Кавалер ордена задумчиво сказал вослед:
– Не бывает абсолютного ничтожества. Всякое ничтожество – относительно, и это настораживает.
– Следующая остановка: Галерея беззаветной преданности.
6
Петух решил позабавиться.
– Пошалю. Ох, и пошалю теперь…
Выкрикнул на весь вагон:
– Попрошу встать!
Все встали.
– Попрошу вслушаться!
Все вслушались, внимая и трепеща.
– Записывать можно?
– Записывать нужно. А лучше – запротоколировать.
Зашагал по вагону из конца в конец, с пристрастием оглядывая пассажиров, выбрал первую жертву, вопросил строго:
– Не народ ли будешь?
Стоял перед ним тощий язвенник, застарелый, не иначе, мученик с глубокими морщинами на лице. Усы вислые. Нос во вмятинах. Пятнистая лысина в веснушках.
Склонился над петухом, прошептал с опаской:
– Был некогда народом, а ныне в сомнениях. Ибо страдаю раздвоением личности, и кого в меня внедрили, какой народ – неизвестно.
Тут уж Штрудель вмешался:
– Кто таков? Каков род занятий?
Ответил с готовностью:
– Составитель кроссвордов, сокрушен и подавлен.
– Отчего сокрушен, отчего подавлен?
– Скудоумие наблюдаю. Необратимое отупение… Как хорошо начинали когда-то‚ как увлекательно! Пять букв по вертикали, приток Амазонки: все отгадывали. Но теперь! Что теперь?.. Три буквы по горизонтали, первая – Н‚ последняя – Л…
Возопил в отчаянии:
– Река на севере Африки, кто знает?
Общее старание. Напряг извилин:
– Надо подумать. Так сразу не сообразишь…
Продрал ногтями лысину, кулаком долбанул по лбу:
– Бегаю по улицам. Цепляюсь к прохожим. Первая буква – Н, последняя – Л: утолите мое нетерпение.
– Утоляют?
– Куда там… Страдаю оттого душевным надрывом и раздвоением личности. Выискиваю наивернейший способ ухода из жизни, чтобы одна личность сгинула, а другая осталась.
Штрудель проникся жалостью к мученику.
– Я, – сказал. – Утолю ваше нетерпение. Река на севере Африки – это…
– Нет! – возопил с такой силой, словно возмутились в нем оба народа. – Не смейте! Оставьте наедине!
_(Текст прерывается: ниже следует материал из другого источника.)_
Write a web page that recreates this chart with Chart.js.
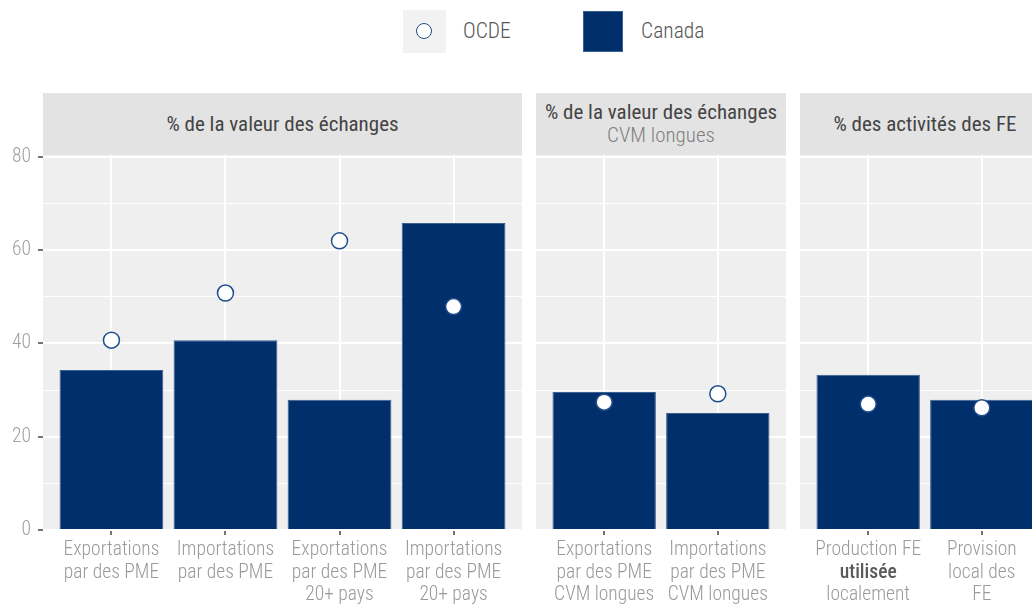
<!DOCTYPE html>
<html>
<head>
<meta charset="utf-8">
<script src="https://cdn.jsdelivr.net/npm/chart.js@4/dist/chart.umd.min.js"></script>
<style>
  body { margin: 0; width: 1032px; height: 604px; overflow: hidden; background: #fff; position: relative;
         font-family: "Roboto Condensed", Roboto, sans-serif; }
  canvas { position: absolute; top: 93px; }
  .strip { position: absolute; top: 93px; height: 62px; background: #e3e3e3; color: #444; font-size: 21px;
           display: flex; flex-direction: column; justify-content: center; align-items: center; line-height: 23px; }
  .strip .sub { color: #808080; font-weight: 300; }
  .key { position: absolute; top: 10px; width: 43px; height: 43px; }
  .lab { position: absolute; top: 18px; font-size: 21.5px; color: #555; font-weight: 300; }
</style>
</head>
<body>
<div class="key" style="left:403px;background:#f2f2f2;">
  <div style="position:absolute;left:13px;top:13px;width:14px;height:14px;border:1.5px solid #1f4e8c;border-radius:50%;background:#fff;"></div>
</div>
<div class="lab" style="left:463px;">OCDE</div>
<div class="key" style="left:583px;width:40px;background:#002f6c;border:1px solid #3a5f92;box-sizing:border-box;top:11px;height:41px;"></div>
<div class="lab" style="left:641px;">Canada</div>

<div class="strip" style="left:43px;width:479px;"><div>% de la valeur des échanges</div></div>
<div class="strip" style="left:536px;width:250px;"><div>% de la valeur des échanges</div><div class="sub">CVM longues</div></div>
<div class="strip" style="left:800px;width:250px;"><div>% des activités des FE</div></div>

<canvas id="c1" width="522" height="511" style="left:0px"></canvas>
<canvas id="c2" width="250" height="511" style="left:536px"></canvas>
<canvas id="c3" width="250" height="511" style="left:800px"></canvas>

<script>
// categories (one array of lines per bar)
const catsTrade = [
  ["Exportations", "par des PME"],
  ["Importations", "par des PME"],
  ["Exportations", "par des PME", "20+ pays"],
  ["Importations", "par des PME", "20+ pays"]
];
const catsGvc = [
  ["Exportations", "par des PME", "CVM longues"],
  ["Importations", "par des PME", "CVM longues"]
];
const catsFe = [
  ["Production FE", "utilisée", "localement"],
  ["Provision", "local des", "FE"]
];
const boldWords = ["utilisée"];

// values
const canadaTrade = [34.3, 40.7, 27.9, 65.8];
const ocdeTrade = [40.7, 50.8, 62.0, 47.9];
const canadaGvc = [29.6, 25.1];
const ocdeGvc = [27.4, 29.2];
const canadaFe = [33.3, 27.9];
const ocdeFe = [27.0, 26.2];

const yTickValues = [0, 10, 20, 30, 40, 50, 60, 70, 80];

const NAVY = "#002f6c";

const panelBg = {
  id: "panelBg",
  beforeDraw(chart) {
    const { ctx, chartArea: a } = chart;
    ctx.save();
    ctx.fillStyle = "#efefef";
    ctx.fillRect(a.left, a.top, a.right - a.left, a.bottom - a.top);
    ctx.restore();
  }
};

const xLabels = {
  id: "xLabels",
  afterDraw(chart, args, opts) {
    const sx = chart.scales.x, ctx = chart.ctx;
    ctx.save();
    ctx.textAlign = "center";
    ctx.textBaseline = "middle";
    opts.cats.forEach((lines, i) => {
      const px = sx.getPixelForValue(i + 1);
      lines.forEach((t, j) => {
        const bold = boldWords.includes(t);
        ctx.font = (bold ? "500 " : "300 ") + "19.5px 'Roboto Condensed', Roboto";
        ctx.fillStyle = bold ? "#5a5a5a" : "#9a9a9a";
        ctx.fillText(t, px, chart.chartArea.bottom + 20.5 + j * 22.5);
      });
    });
    ctx.restore();
  }
};

function makePanel(id, cats, canada, ocde, showY) {
  return new Chart(document.getElementById(id), {
    type: "bar",
    data: {
      datasets: [
        {
          type: "line",
          label: "OCDE",
          data: ocde.map((v, i) => ({ x: i + 1, y: v })),
          showLine: false,
          pointRadius: 8,
          pointBackgroundColor: "#fff",
          pointBorderColor: "#1f4e8c",
          pointBorderWidth: 1.5,
          order: 0
        },
        {
          label: "Canada",
          data: canada.map((v, i) => ({ x: i + 1, y: v })),
          backgroundColor: NAVY,
          borderColor: "#3a5f92",
          borderWidth: 1,
          barPercentage: 0.91,
          categoryPercentage: 1,
          order: 1
        }
      ]
    },
    options: {
      responsive: false,
      animation: false,
      layout: { autoPadding: false, padding: { top: 62, left: 0, right: 0, bottom: 0 } },
      plugins: {
        legend: { display: false },
        tooltip: { enabled: false },
        xLabels: { cats: cats }
      },
      scales: {
        x: {
          type: "linear",
          offset: false,
          min: 0.4,
          max: cats.length + 0.6,
          afterBuildTicks: s => { s.ticks = cats.map((c, i) => ({ value: i + 1 })); },
          afterFit: s => { s.height = 74; },
          grid: { offset: false, color: "#fff", lineWidth: 2, tickLength: 5, tickColor: "#444", tickWidth: 1.5 },
          border: { display: false },
          ticks: { display: false }
        },
        y: {
          min: 0,
          max: 80.4,
          afterBuildTicks: s => { s.ticks = yTickValues.map(v => ({ value: v })); },
          afterFit: s => { s.width = showY ? 43 : 0; },
          grid: {
            color: "#fff",
            lineWidth: c => (c.tick && c.tick.value % 20 === 0 ? 2 : 1),
            drawTicks: showY,
            tickLength: 5,
            tickWidth: 1.5,
            tickColor: c => (c.tick && c.tick.value % 20 === 0 ? "#444" : "rgba(0,0,0,0)")
          },
          border: { display: false },
          ticks: {
            display: showY,
            padding: 7,
            color: "#a0a0a0",
            font: { family: "'Roboto Condensed', Roboto", size: 19.5, weight: 300 },
            callback: v => (v % 20 === 0 ? v : "")
          }
        }
      }
    },
    plugins: [panelBg, xLabels]
  });
}

makePanel("c1", catsTrade, canadaTrade, ocdeTrade, true);
makePanel("c2", catsGvc, canadaGvc, ocdeGvc, false);
makePanel("c3", catsFe, canadaFe, ocdeFe, false);
</script>
</body>
</html>
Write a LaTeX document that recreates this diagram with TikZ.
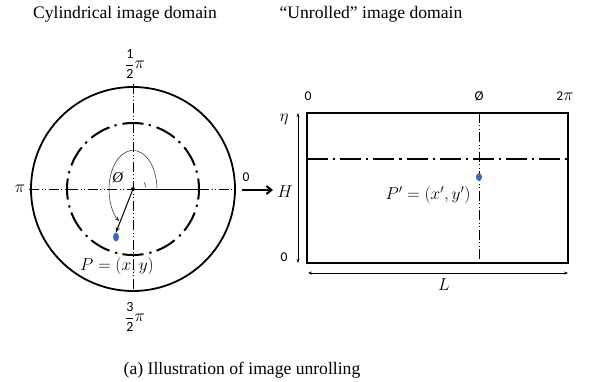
\documentclass[tikz,border=0pt]{standalone}
\usepackage{amsmath}
\usepackage{fontspec}
\setmainfont{Liberation Serif}
\setsansfont{Carlito}
\usepackage{tikz}
\usetikzlibrary{positioning, shapes.geometric, arrows.meta}
\definecolor{dotblue}{HTML}{3A6DB5}

\begin{document}
\begin{tikzpicture}[
    x=1pt, y=-1pt,
    title/.style={font=\fontsize{17.6}{20}\selectfont, inner sep=0pt},
    lbl/.style={font=\sffamily\fontsize{13.5}{15}\selectfont, inner sep=0pt},
    mlbl/.style={font=\fontsize{17}{19}\selectfont, inner sep=0pt},
    frac/.style={font=\fontsize{14}{16}\selectfont, inner sep=0pt},
    rim/.style={line width=1.8pt},
    ring/.style={line width=2pt, dash pattern=on 21pt off 5.3pt on 2.2pt off 6.06pt, dash phase=10.5pt},
    dashdot/.style={line width=2pt, dash pattern=on 21pt off 5pt on 2.2pt off 5pt},
    axis/.style={line width=0.7pt, dash pattern=on 10pt off 2.5pt on 1pt off 2.5pt on 1pt off 2.5pt},
    arcarrow/.style={-{Stealth[length=5pt, width=4pt]}, line width=0.6pt, black!75},
    radarrow/.style={-{Stealth[length=5pt, width=4pt]}, line width=1pt},
    bigarrow/.style={-{Straight Barb[length=5pt, width=8pt]}, line width=2pt},
    dim/.style={{Stealth[length=4pt, width=3pt]}-{Stealth[length=4pt, width=3pt]}, line width=0.6pt},
    pt/.style={ellipse, fill=dotblue, minimum width=6pt, minimum height=9pt, inner sep=0pt}
]
    \useasboundingbox (0,0) rectangle (592,382);

    % titles
    \node[title] (tcyl) at (125,14) {Cylindrical image domain};
    \node[title] (tunr) at (371,14) {“Unrolled” image domain};
    \node[title] (cap) at (242,370) {(a) Illustration of image unrolling};

    % cylindrical domain
    \coordinate (o) at (133,189);
    \coordinate (atop) at (133,84);
    \coordinate (abot) at (133,294);
    \coordinate (alft) at (29,189);
    \coordinate (argt) at (235,189);
    \coordinate (irgt) at (199,189);
    \draw[rim] (o) circle[radius=102];
    \draw[ring] (o) circle[radius=66];
    \draw[axis] (atop) -- (abot);
    \draw[axis] (alft) -- (o);
    \draw[axis] (irgt) -- (argt);
    \draw[line width=0.9pt] (o) -- (irgt);
    \fill (o) circle[radius=2];

    \node[pt] (p) at (116,237) {};
    \draw[radarrow] (o) -- (p.north);
    \draw[arcarrow] ([yshift=1pt, xshift=24pt]o) arc[start angle=-2, end angle=-235, x radius=24, y radius=39];
    \draw[line width=0.6pt, black!75] ([shift={(-8:13)}]o) arc[start angle=-8, end angle=-32, radius=13];

    \node[frac] (fhalf) at (135,64) {$\dfrac{\textsf{1}}{\textsf{2}}$\fontsize{17}{19}\selectfont$\pi$};
    \node[frac] (fthree) at (135,317) {$\dfrac{\textsf{3}}{\textsf{2}}$\fontsize{17}{19}\selectfont$\pi$};
    \node[mlbl] (lpi) at (20,189) {$\pi$};
    \node[lbl] (lzero) at (246,177) {0};
    \node[mlbl] (phic) at (118,178) {\fontsize{15}{18}\selectfont\textit{Ø}};
    \node[mlbl] (plab) at (117,266) {$P=(x,y)$};

    % unrolled domain
    \coordinate (rtl) at (307,113);
    \coordinate (rbr) at (568,263);
    \coordinate (mlft) at (307,159);
    \coordinate (mrgt) at (568,159);
    \coordinate (vtop) at (479,113);
    \coordinate (vbot) at (479,263);
    \draw[axis] (vtop) -- (vbot);
    \draw[dashdot] (mlft) -- (mrgt);
    \draw[rim] (rtl) rectangle (rbr);
    \node[pt, minimum height=8pt] (q) at (479,177) {};
    \node[mlbl] (qlab) at (428,195) {$P'=(x',y')$};

    \node[lbl] (rzero) at (308,96) {0};
    \node[lbl] (rphi) at (479,96) {Ø};
    \node[lbl] (rtwopi) at (565,96) {2\fontsize{17}{19}\selectfont$\pi$};
    \node[mlbl] (leta) at (284,119) {$\eta$};
    \node[lbl] (lbzero) at (284,257) {0};
    \node[mlbl] (lh) at (285,192) {$H$};
    \node[mlbl] (ll) at (444,285) {$L$};

    \coordinate (htop) at (298,113);
    \coordinate (hbot) at (298,263);
    \coordinate (lbl0) at (308,273);
    \coordinate (lbr0) at (568,273);
    \draw[dim] (htop) -- (hbot);
    \draw[dim] (lbl0) -- (lbr0);

    % unrolling arrow
    \coordinate (ustart) at (242,190);
    \coordinate (uend) at (273,190);
    \draw[bigarrow] (ustart) -- (uend);
\end{tikzpicture}
\end{document}
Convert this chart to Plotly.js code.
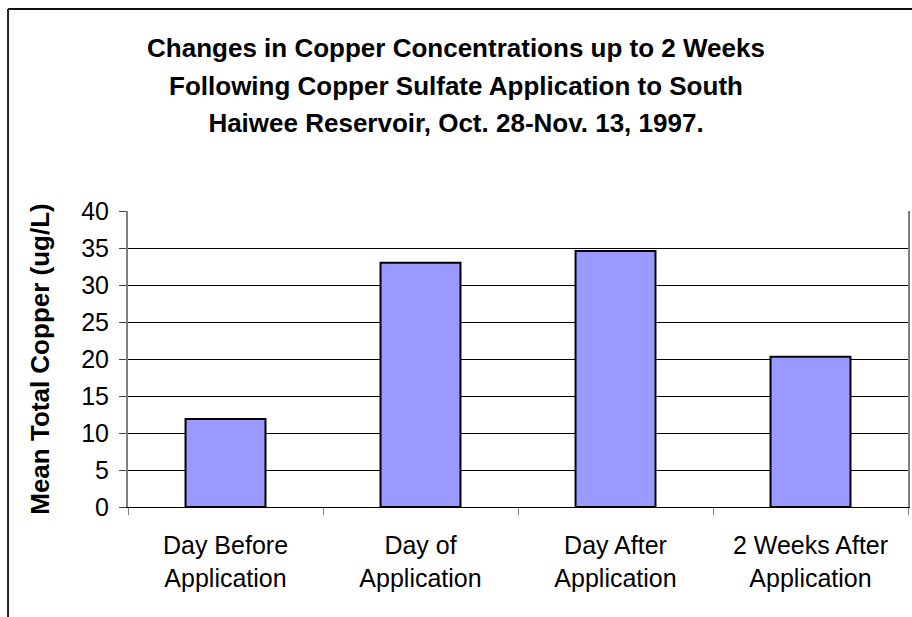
<!DOCTYPE html>
<html>
<head>
<meta charset="utf-8">
<script src="https://cdn.plot.ly/plotly-3.0.1.min.js"></script>
<style>
  html, body { margin: 0; padding: 0; background: #ffffff; }
  #chart { width: 912px; height: 617px; }
</style>
</head>
<body>
<div id="chart"></div>
<script>
const categories = ["Day Before<br>Application", "Day of<br>Application", "Day After<br>Application", "2 Weeks After<br>Application"];
const copperValues = [11.9, 33.0, 34.6, 20.3];
const yTickValues = [0, 5, 10, 15, 20, 25, 30, 35, 40];
const titleLines = ["Changes in Copper Concentrations up to 2 Weeks", "Following Copper Sulfate Application to South", "Haiwee Reservoir, Oct. 28-Nov. 13, 1997."];
const yAxisTitle = "Mean Total Copper (ug/L)";

const FONT = "Liberation Sans, Arial, sans-serif";

const trace = {
  type: "bar",
  x: categories,
  y: copperValues,
  width: 0.41,
  marker: { color: "#9999FF", line: { color: "#000000", width: 2 } },
  hoverinfo: "x+y"
};

const layout = {
  width: 912,
  height: 617,
  margin: { l: 128, r: 4, t: 211, b: 110 },
  paper_bgcolor: "#ffffff",
  plot_bgcolor: "#ffffff",
  showlegend: false,
  font: { family: FONT, color: "#000000" },
  title: {
    text: titleLines.map(s => '<span style="font-size:26px">' + s + '</span>').join("<br>"),
    font: { family: FONT, size: 29, color: "#000000", weight: "bold" },
    x: 0.5, xref: "container", xanchor: "center",
    y: 1 - 57 / 617, yref: "container", yanchor: "middle"
  },
  xaxis: {
    type: "category",
    range: [-0.5, 3.5],
    tickson: "boundaries",
    ticks: "outside",
    ticklen: 7,
    tickcolor: "#808080",
    tickwidth: 1,
    showgrid: false,
    showline: true,
    linecolor: "#000000",
    linewidth: 1,
    ticklabelstandoff: 16,
    tickfont: { family: FONT, size: 25, color: "#000000" },
    fixedrange: true
  },
  yaxis: {
    range: [0, 40],
    tickvals: yTickValues,
    ticks: "outside",
    ticklen: 7,
    tickcolor: "#404040",
    showgrid: true,
    gridcolor: "#000000",
    gridwidth: 1,
    zeroline: false,
    showline: true,
    mirror: true,
    linecolor: "#808080",
    linewidth: 2,
    ticklabelstandoff: 5,
    tickfont: { family: FONT, size: 25, color: "#000000" },
    title: { text: yAxisTitle, font: { family: FONT, size: 26, color: "#000000", weight: "bold" }, standoff: 24 },
    fixedrange: true
  },
  shapes: [
    { type: "line", xref: "paper", yref: "paper", x0: -0.1538, x1: -0.1538, y0: 1.6824, y1: -0.38, line: { color: "#222222", width: 2 } },
    { type: "line", xref: "paper", yref: "paper", x0: -0.1538, x1: 1.01, y0: 1.6824, y1: 1.6824, line: { color: "#111111", width: 2 } }
  ]
};

Plotly.newPlot("chart", [trace], layout, { displayModeBar: false, staticPlot: true });
</script>
</body>
</html>
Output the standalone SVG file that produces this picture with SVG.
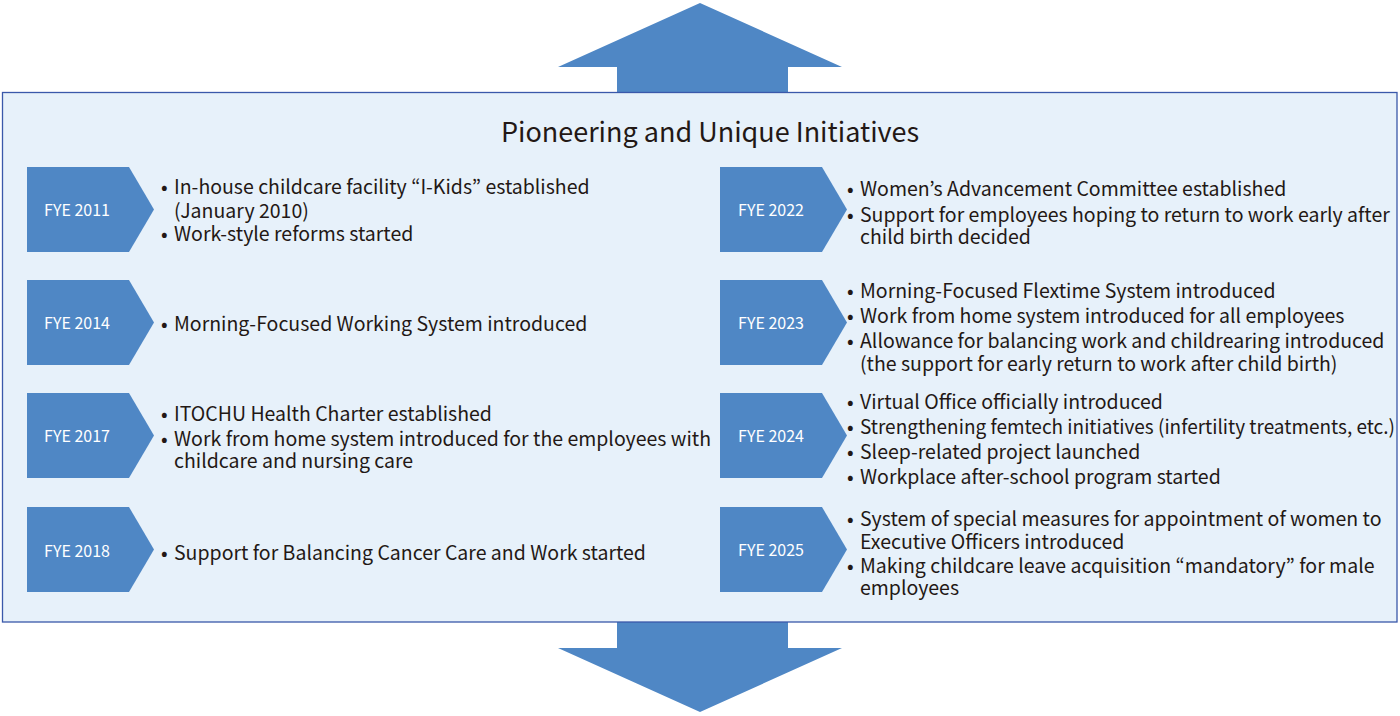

С моим надрывом!..
– Вольно! – приказал петух и перешел к следующему пассажиру. – Кто таков?
Кругленький, упитанный, благодушный – хорошо выспался на пуховой перине, вкусно позавтракал, вытер салфеткой масляные губы, чмокнул жену перед уходом, отшлепал для острастки примерных деток.
Сообщил с охотой:
– Местный провизор. Который не в своем уме.
– Не народ ли будешь, провизор? Претендуешь на столь почетное звание?
– Претендую. И даже очень. Дабы обладать им единолично.
– Каким образом?
– Прихожу в аптеку, истираю в ступке полезные снадобья, пригодные для излечения, добавляю капельку смертоносного яда кураре, чтобы искоренить шевеление в домах и на улицах.
– Даже так? – поразился Штрудель.
– Даже так, – и облизал пухлые губы. – Зачем бродить сорок лет по пустыне, до полного вымирания?
– Население про это знает?
Вздохнул:
– Знает, к сожалению. Наслышано. Оттого и не приходят за лекарствами. Но я не отчаиваюсь, нет, нет!..
– Понятно, – пощурился петух. – Попрошу подписку. О невыходе из трамвая.
Шагнул вдоль строя. Штрудель шагнул следом.
– Народ?
– Народ. Без царя в голове. Которому всё под силу.
Рот разинут. Глаза шальные. Волосы спутанные. На затылке форменная фуражка, на плече сумка с письмами-бандеролями.
Прокричал с усердием:
– Проживая жизнь с великой приятностью… Разношу почту по сиюминутному хотению, независимо от адреса: "Это вам. А это уж вам".